### Brief
Return the material exactly as supplied, apart from the pictures, which are omitted.

### Recorded information
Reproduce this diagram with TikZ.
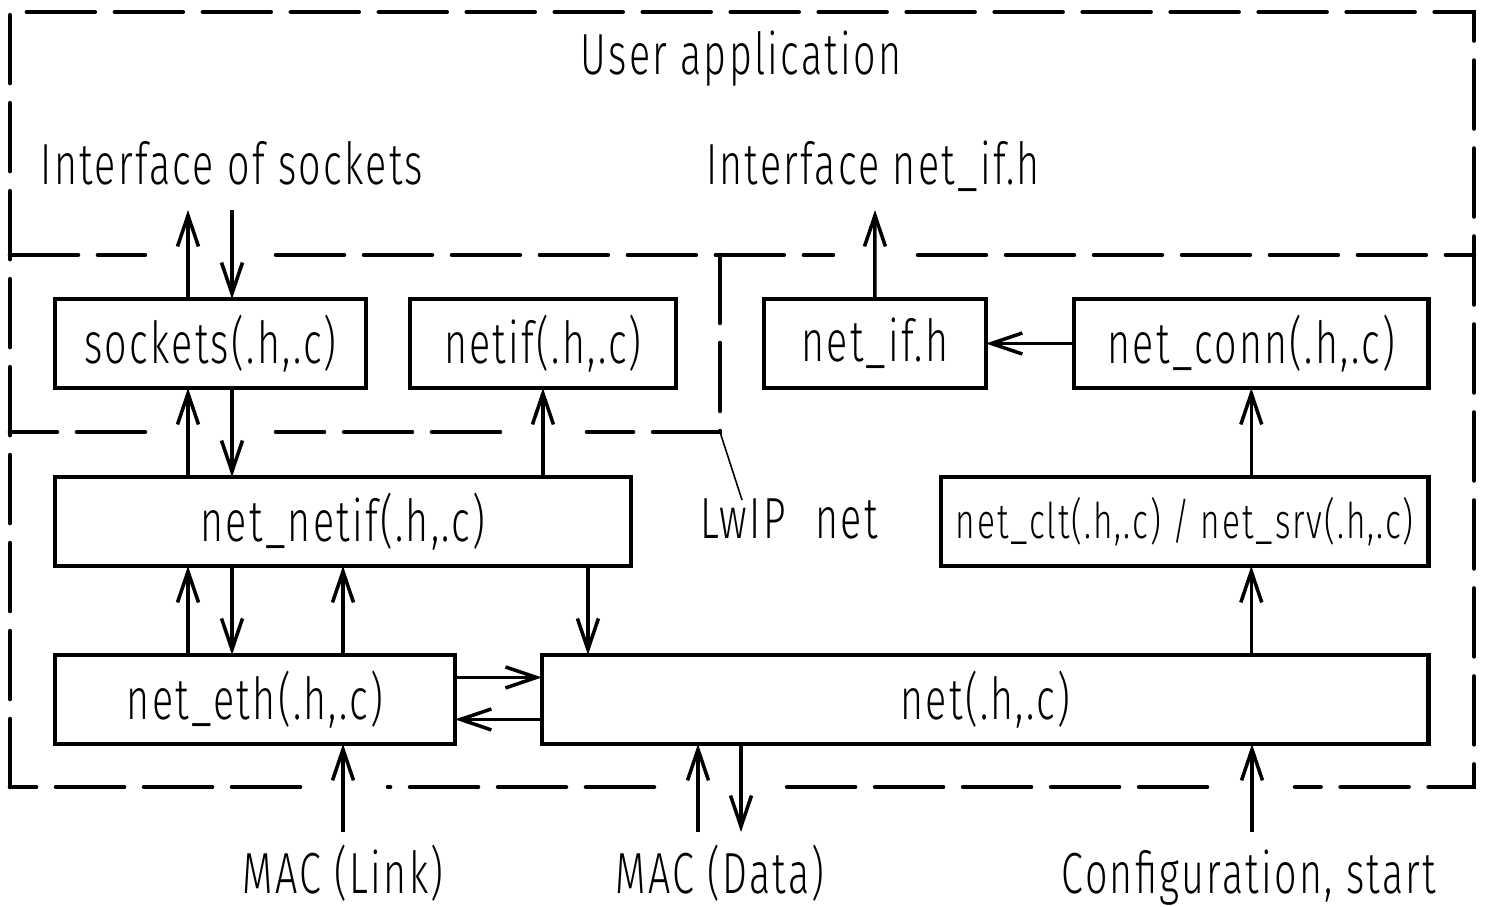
\documentclass[tikz,border=0pt]{standalone}
\usepackage{fontspec}
\setmainfont{Fira Sans Light}[FakeStretch=0.68, LetterSpace=4]
\usetikzlibrary{arrows.meta,positioning}

\begin{document}
\begin{tikzpicture}[x=0.02cm, y=-0.02cm, >={Straight Barb[length=0.62cm,width=0.42cm]}, font=\fontsize{33}{36}\selectfont]
\tikzstyle{box}=[draw, line width=2.6pt, minimum height=1.78cm, inner sep=0pt, outer sep=0pt]
\tikzstyle{frame}=[line width=2.6pt, dash pattern=on 1.36cm off 0.4cm, line cap=round]
\tikzstyle{arr}=[->, line width=2pt]
\tikzstyle{lbl}=[inner sep=0pt, anchor=base]
\useasboundingbox (0,0) rectangle (1486,906);
% frames
\draw[frame] (10,787) -- (10,12) -- (1474,12) -- (1474,787) -- (1295,787);
\draw[frame] (1207,787) -- (786,787);
\draw[frame] (654,787) -- (388,787);
\draw[frame] (300,787) -- (10,787);
\draw[frame] (10,255) -- (145,255);
\draw[frame] (276,255) -- (833,255);
\draw[frame] (918,255) -- (1474,255);
\draw[frame] (720,255) -- (720,432) -- (587,432);
\draw[frame] (500,432) -- (276,432);
\draw[frame] (145,432) -- (10,432);
% boxes
\node[box, minimum width=6.22cm] (sockets) at (210.5,343.5) {sockets(.h,.c)};
\node[box, minimum width=5.32cm, right=0.88cm of sockets] (netif) {netif(.h,.c)};
\node[box, minimum width=4.44cm, right=1.76cm of netif] (netifh) {net\_if.h};
\node[box, minimum width=7.1cm, right=1.76cm of netifh] (netconn) {net\_conn(.h,.c)};
\node[box, minimum width=11.52cm, below=1.78cm of sockets.south west, anchor=north west] (netnetif) {net\_netif(.h,.c)};
\node[box, minimum width=9.76cm, below=1.78cm of netconn.south east, anchor=north east, font=\fontsize{28}{31}\selectfont] (cltsrv) {net\_clt(.h,.c) / net\_srv(.h,.c)};
\node[box, minimum width=8cm, below=1.78cm of netnetif.south west, anchor=north west] (neteth) {net\_eth(.h,.c)};
\node[box, minimum width=17.74cm, below=1.78cm of cltsrv.south east, anchor=north east] (net) {net(.h,.c)};
% labels
\node[lbl] (userapp) at (741,74) {User application};
\node[lbl] (sockif) at (232,184) {Interface of sockets};
\node[lbl] (netifif) at (873,184) {Interface net\_if.h};
\node[lbl] (maclink) at (343,893) {MAC (Link)};
\node[lbl] (macdata) at (720,893) {MAC (Data)};
\node[lbl] (config) at (1249,893) {Configuration, start};
\node[lbl, anchor=base west] (lwip) at (700,538) {LwIP\hspace{0.6cm}net};
% free ends
\coordinate (sockup) at (188,210);
\coordinate (sockdn) at (232,210);
\coordinate (ifup) at (875,210);
\coordinate (linkin) at (343,832);
\coordinate (datain) at (698,832);
\coordinate (dataout) at (741,832);
\coordinate (cfgin) at (1252,832);
\coordinate (lwipcorner) at (720,432);
\coordinate (lwiptip) at (742,500);
% connectors
\draw[arr] (sockets.north -| sockup) -- (sockup);
\draw[arr] (sockdn) -- (sockets.north -| sockdn);
\draw[arr] (netifh.north) -- (ifup);
\draw[arr] (netconn.west) -- (netifh.east);
\draw[arr] (netnetif.north -| sockup) -- (sockets.south -| sockup);
\draw[arr] (sockets.south -| sockdn) -- (netnetif.north -| sockdn);
\draw[arr] (netnetif.north -| netif.south) -- (netif.south);
\draw[arr] (cltsrv.north -| netconn.south) -- (netconn.south);
\draw[arr] (neteth.north -| sockup) -- (netnetif.south -| sockup);
\draw[arr] (netnetif.south -| sockdn) -- (neteth.north -| sockdn);
\draw[arr] (neteth.north -| linkin) -- (netnetif.south -| linkin);
\draw[arr] ([xshift=-0.86cm]netnetif.south east) -- ([xshift=-0.86cm]netnetif.south east |- net.north);
\draw[arr] (net.north -| netconn.south) -- (cltsrv.south -| netconn.south);
\draw[arr] ([yshift=0.44cm]neteth.east) -- ([yshift=0.44cm]neteth.east -| net.west);
\draw[arr] ([yshift=-0.4cm]net.west) -- ([yshift=-0.4cm]net.west -| neteth.east);
\draw[arr] (linkin) -- (neteth.south -| linkin);
\draw[arr] (datain) -- (net.south -| datain);
\draw[arr] (net.south -| dataout) -- (dataout);
\draw[arr] (cfgin) -- (net.south -| cfgin);
\draw[line width=0.9pt] (lwipcorner) -- (lwiptip);
\end{tikzpicture}
\end{document}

### Full answer
Reproduce this diagram with TikZ.
\documentclass[tikz,border=0pt]{standalone}
\usepackage{fontspec}
\setmainfont{Fira Sans Light}[FakeStretch=0.68, LetterSpace=4]
\usetikzlibrary{arrows.meta,positioning}

\begin{document}
\begin{tikzpicture}[x=0.02cm, y=-0.02cm, >={Straight Barb[length=0.62cm,width=0.42cm]}, font=\fontsize{33}{36}\selectfont]
\tikzstyle{box}=[draw, line width=2.6pt, minimum height=1.78cm, inner sep=0pt, outer sep=0pt]
\tikzstyle{frame}=[line width=2.6pt, dash pattern=on 1.36cm off 0.4cm, line cap=round]
\tikzstyle{arr}=[->, line width=2pt]
\tikzstyle{lbl}=[inner sep=0pt, anchor=base]
\useasboundingbox (0,0) rectangle (1486,906);
% frames
\draw[frame] (10,787) -- (10,12) -- (1474,12) -- (1474,787) -- (1295,787);
\draw[frame] (1207,787) -- (786,787);
\draw[frame] (654,787) -- (388,787);
\draw[frame] (300,787) -- (10,787);
\draw[frame] (10,255) -- (145,255);
\draw[frame] (276,255) -- (833,255);
\draw[frame] (918,255) -- (1474,255);
\draw[frame] (720,255) -- (720,432) -- (587,432);
\draw[frame] (500,432) -- (276,432);
\draw[frame] (145,432) -- (10,432);
% boxes
\node[box, minimum width=6.22cm] (sockets) at (210.5,343.5) {sockets(.h,.c)};
\node[box, minimum width=5.32cm, right=0.88cm of sockets] (netif) {netif(.h,.c)};
\node[box, minimum width=4.44cm, right=1.76cm of netif] (netifh) {net\_if.h};
\node[box, minimum width=7.1cm, right=1.76cm of netifh] (netconn) {net\_conn(.h,.c)};
\node[box, minimum width=11.52cm, below=1.78cm of sockets.south west, anchor=north west] (netnetif) {net\_netif(.h,.c)};
\node[box, minimum width=9.76cm, below=1.78cm of netconn.south east, anchor=north east, font=\fontsize{28}{31}\selectfont] (cltsrv) {net\_clt(.h,.c) / net\_srv(.h,.c)};
\node[box, minimum width=8cm, below=1.78cm of netnetif.south west, anchor=north west] (neteth) {net\_eth(.h,.c)};
\node[box, minimum width=17.74cm, below=1.78cm of cltsrv.south east, anchor=north east] (net) {net(.h,.c)};
% labels
\node[lbl] (userapp) at (741,74) {User application};
\node[lbl] (sockif) at (232,184) {Interface of sockets};
\node[lbl] (netifif) at (873,184) {Interface net\_if.h};
\node[lbl] (maclink) at (343,893) {MAC (Link)};
\node[lbl] (macdata) at (720,893) {MAC (Data)};
\node[lbl] (config) at (1249,893) {Configuration, start};
\node[lbl, anchor=base west] (lwip) at (700,538) {LwIP\hspace{0.6cm}net};
% free ends
\coordinate (sockup) at (188,210);
\coordinate (sockdn) at (232,210);
\coordinate (ifup) at (875,210);
\coordinate (linkin) at (343,832);
\coordinate (datain) at (698,832);
\coordinate (dataout) at (741,832);
\coordinate (cfgin) at (1252,832);
\coordinate (lwipcorner) at (720,432);
\coordinate (lwiptip) at (742,500);
% connectors
\draw[arr] (sockets.north -| sockup) -- (sockup);
\draw[arr] (sockdn) -- (sockets.north -| sockdn);
\draw[arr] (netifh.north) -- (ifup);
\draw[arr] (netconn.west) -- (netifh.east);
\draw[arr] (netnetif.north -| sockup) -- (sockets.south -| sockup);
\draw[arr] (sockets.south -| sockdn) -- (netnetif.north -| sockdn);
\draw[arr] (netnetif.north -| netif.south) -- (netif.south);
\draw[arr] (cltsrv.north -| netconn.south) -- (netconn.south);
\draw[arr] (neteth.north -| sockup) -- (netnetif.south -| sockup);
\draw[arr] (netnetif.south -| sockdn) -- (neteth.north -| sockdn);
\draw[arr] (neteth.north -| linkin) -- (netnetif.south -| linkin);
\draw[arr] ([xshift=-0.86cm]netnetif.south east) -- ([xshift=-0.86cm]netnetif.south east |- net.north);
\draw[arr] (net.north -| netconn.south) -- (cltsrv.south -| netconn.south);
\draw[arr] ([yshift=0.44cm]neteth.east) -- ([yshift=0.44cm]neteth.east -| net.west);
\draw[arr] ([yshift=-0.4cm]net.west) -- ([yshift=-0.4cm]net.west -| neteth.east);
\draw[arr] (linkin) -- (neteth.south -| linkin);
\draw[arr] (datain) -- (net.south -| datain);
\draw[arr] (net.south -| dataout) -- (dataout);
\draw[arr] (cfgin) -- (net.south -| cfgin);
\draw[line width=0.9pt] (lwipcorner) -- (lwiptip);
\end{tikzpicture}
\end{document}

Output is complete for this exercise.